Aunque sea un testimonio personal, sin más valor que el de mi propia vida, recuerdo como una cumbre que marcó el resto de mi tiempo, una noche entera de oración en soledad de un monte, tratando de imitar el gesto de Jesús, antes de tomar la decisión de irme a la Trapa. Después lo hice antes de la ordenación sacerdotal, y si lo cuento aquí es porque esa frase del Evangelio de hoy creo que marca el inicio de un camino personal para todos los cristianos. Cada uno en su vocación de servicio a la comunidad, descubre el Espíritu en los gestos de Jesús, y el de orar en soledad ante el Padre es de necesidad.
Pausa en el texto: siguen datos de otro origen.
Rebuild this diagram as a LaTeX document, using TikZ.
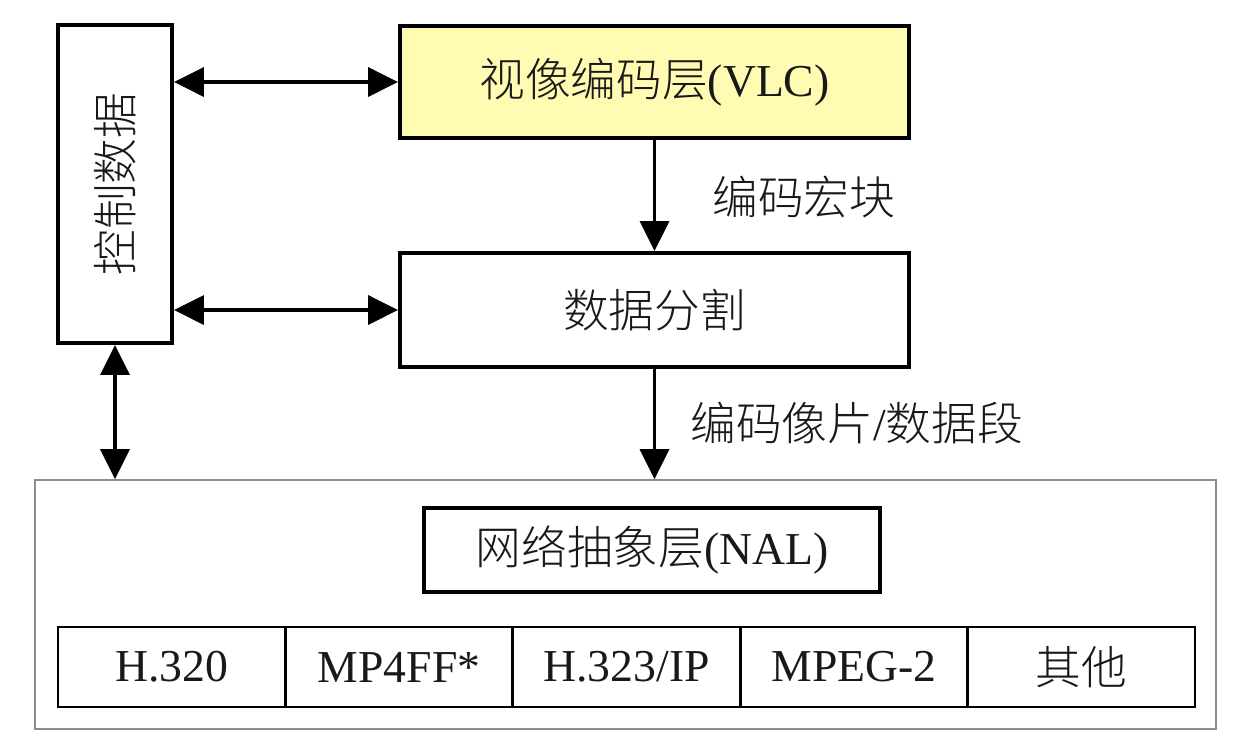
\documentclass[tikz,border=0pt]{standalone}
\usepackage{fontspec}
\setmainfont{Liberation Serif}
\newfontfamily\cjk{Noto Sans CJK SC}[UprightFont={* Light}]
\usetikzlibrary{arrows.meta,calc}
\definecolor{vlcyellow}{RGB}{255,251,178}
\definecolor{textcol}{RGB}{25,25,25}
\definecolor{outergray}{RGB}{140,140,140}
\tikzset{
  blk/.style={draw=black, line width=2.2pt, inner sep=0pt, text=textcol,
    font=\fontsize{26}{30}\selectfont},
  cell/.style={draw=black, line width=1.6pt, inner sep=0pt, outer sep=0pt, text=textcol,
    minimum width=227.4*0.02cm, minimum height=80*0.02cm,
    font=\fontsize{26}{30}\selectfont},
  lbl/.style={inner sep=0pt, anchor=west, text=textcol,
    font=\fontsize{26}{30}\selectfont},
  conn/.style={line width=2pt, draw=black,
    arrows={-Triangle[length=0.6cm, width=0.58cm]}},
  dconn/.style={line width=2pt, draw=black,
    arrows={Triangle[length=0.6cm, width=0.58cm]-Triangle[length=0.6cm, width=0.58cm]}},
}
\begin{document}
\begin{tikzpicture}[x=0.02cm, y=-0.02cm]
\useasboundingbox (0,0) rectangle (1240,744);
\fill[white] (0,0) rectangle (1240,744);
% outer NAL container
\node[draw=outergray, line width=0.9pt, minimum width=1181*0.02cm, minimum height=249*0.02cm, inner sep=0pt] (outer) at (625.5,604.5) {};
% control data box
\node[blk, minimum width=114*0.02cm, minimum height=318*0.02cm] (ctl) at (115,184) {};
\node[text=textcol, font=\fontsize{26}{30}\selectfont\cjk, rotate=90, inner sep=0pt] (ctltext) at (ctl.center) {控制数据};
% VLC
\node[blk, fill=vlcyellow, minimum width=509*0.02cm, minimum height=112*0.02cm] (vlc) at (654.5,82) {{\cjk 视像编码层}(VLC)};
% data partition
\node[blk, minimum width=509*0.02cm, minimum height=114*0.02cm] (data) at (654.5,310) {{\cjk 数据分割}};
% NAL
\node[blk, minimum width=456*0.02cm, minimum height=84*0.02cm] (nal) at (652,550) {{\cjk 网络抽象层}(NAL)};
% bottom row
\node[cell] (c1) at (171.7,667) {H.320};
\node[cell, anchor=west] (c2) at (c1.east) {MP4FF*};
\node[cell, anchor=west] (c3) at (c2.east) {H.323/IP};
\node[cell, anchor=west] (c4) at (c3.east) {MPEG-2};
\node[cell, anchor=west] (c5) at (c4.east) {\cjk 其他};
% labels
\node[lbl] (l1) at (712,197) {\cjk 编码宏块};
\node[lbl] (l2) at (690,423) {{\cjk 编码像片}/{\cjk 数据段}};
% connectors
\draw[dconn] (vlc.west -| ctl.east) -- (vlc.west);
\draw[dconn] (data.west -| ctl.east) -- (data.west);
\draw[dconn] (ctl.south) -- (ctl.south |- outer.north);
\draw[conn] (vlc.south) -- (data.north);
\draw[conn] (data.south) -- (data.south |- outer.north);
\end{tikzpicture}
\end{document}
No solo se confirman tendencias, palabras, gestos, que vienen sucediéndose en la vida personal, y que cada uno entiende, —como lo entendieron aquellos doce que ya eran conocidos entre muchos seguidores—, sino que se descubre siempre la novedad de los planes de Dios, la novedad de cada llamada que hace Iglesia, y que cada uno reconoce en su nombre propio, el nombre identificativo por el que es llamado por Jesús, el nombre del cielo escrito en la piedrecita blanca que describe Juan en el Apocalipsis a los de Pérgamo, como premio al vencedor (Ap.2,17). Ese nombre y la misión nacen y se escuchan mejor en la oración.
Junto a la forma de orar en soledad, y como consecuencia directa de ella, hay otro término que llena el Evangelio de hoy. Es la “dínamis”, la fuerza que salía de la persona de Jesús, incluso de sus vestidos. Fuerza de Dios que curaba enfermos, consagraba Apóstoles, convertía y limpiaba pecadores, preparaba para una vida total a su servicio, y estaba en aquel tiempo humilde fundando la Iglesia y su salto glorioso a la eternidad.
Eligió a unos cuantos entre muchos, los doce primeros, y después los enviaría a preparar y completar su propia obra, pero por lo pronto la llamada fue para estar con Él. Ese fue el resultado de su noche en el monte, en oración, que traspasa los siglos y nos alcanza también a nosotros. ¡Quiera Dios que escuchemos nuestro nombre en sus labios!